“Taichí”, por Gonzalo González Carrascal.

Gonzalo González Carrascal.

Gonzalo González Carrascal · @Gonzalo_Glezcar.
Bzzzzz…Bzzzzz…Bzzzzz… La vibración del dispositivo atrae mi atención. Mensaje emergente en pantalla. Tras presionar el icono de la aplicación, observo que se trata de una más de las tantas humoradas compartidas diariamente en los grupos a los que a uno le acaban por meter. ¿No había silenciado ya éste? Agrando la imagen con mis dedos. Veamos.

Bajo el epígrafe «No todos saben que la escuela de Kung-fu más grande del mundo se encuentra en Pisa», una fotografía muestra un absurdo conjunto de turistas tomando la consabida postura que, en juego con su particular perspectiva, permita a cada cual ser inmortalizado como fingido puntal del inclinado campanario.

Manida broma gestual. Repetida hasta la saciedad. Bastante contenida –eso sí- dentro del muy limitado repertorio de opciones que el entorno parece sugerir a sus visitantes. Cuyas alternativas se baten en la disyuntiva de contemplar el monumento bien desde su falomorfismo o exprimir su funcionalidad cómica asimilándolo a un supositorio. Es lo que hay. Nihil novi.

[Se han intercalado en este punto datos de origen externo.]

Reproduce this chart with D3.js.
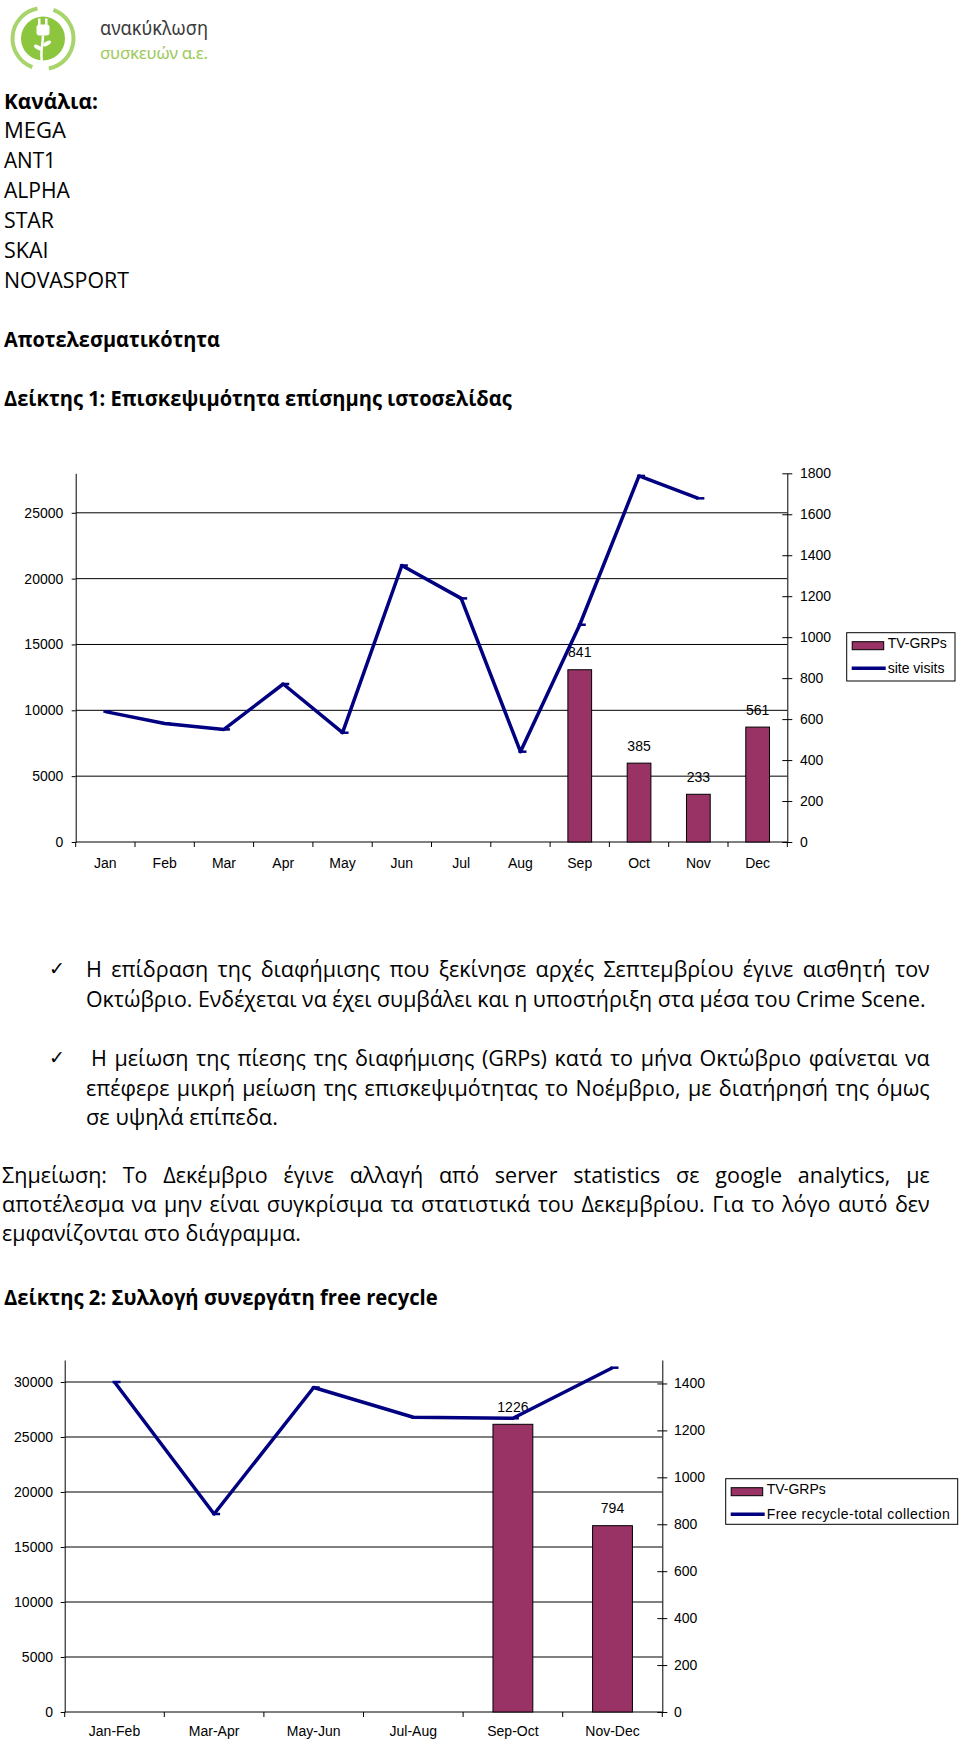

Sin embargo -y de ahí su guasa- el mensaje recibido tiene la bondad de mostrar la desconcertante extrañeza que provoca la recurrencia de un gesto individual -aislado de su propósito- puesto en contexto con otros de igual manera, al ser irónicamente observados desde un punto que permita constatar su común desconexión con la acción figurada que tratan de representar.

Divorcio plenamente extendido en una sociedad que fía su dirección -en su más amplio sentido- a los estados de opinión que la imagen genera. Donde toda instancia se encuentra sometida a su aprobación conforme al mero escrutinio superficial del constructo formal de la apariencia a la que acaba por reducirse. Valedor suficiente de legitimidad y permanencia, más allá de la evolución efectiva de su razón de ser. Al menos, hasta que el devenir de los acontecimientos impida seguir ocultando por más tiempo el fingido montaje que permitió su cuidado encuadre.

Confección escenográfica que los medios contribuyen, evidentemente, a forjar. Y que llega al paroxismo durante los debates políticos previos a todo comicio. Momento en que cada uno de los contendientes se afana en enmarcarse, como los turistas de la foto, en la más esforzada postura. Mostrándose aparentemente indispensable, ante quien le ve, para el sostenimiento de una desviada estructura institucional a la que, en realidad, ni llega a tocar.

Pues sólo la distancia evita el riesgo que conlleva medirse con la verdadera  dimensión de un problema cierto. Mientras que la distorsión lograda a partir del alejamiento y la gestualidad -bien formal o retórica- permite la verosímil virtualidad de mostrarse implicado en la solución de una situación de la que, en realidad, se es deliberadamente ajeno. Escapándose así del compromiso que comportaría de otro modo. Obrándose -así- el milagro de la perspectiva.

Sin embargo, enderezar una construcción social –compensar y resolver los problemas derivados de su inherente y compleja inestabilidad- exige su trato directo. La política de estado demanda distancias cortas. Asumir el envite real. Arrostrando sus consecuencias. A riesgo de que ésta pueda llegar a sepultarle a uno.

Al margen de esto, sólo resta la condición ficticia del esfuerzo mostrado por quienes pretendiéndose indispensables se revelan accesorios. Frutos de una concepción política carente de propósito efectivo. Postiza. Mientras, la torre sigue cediendo. Inclinándose. Sirviendo de fondo de imagen para memes.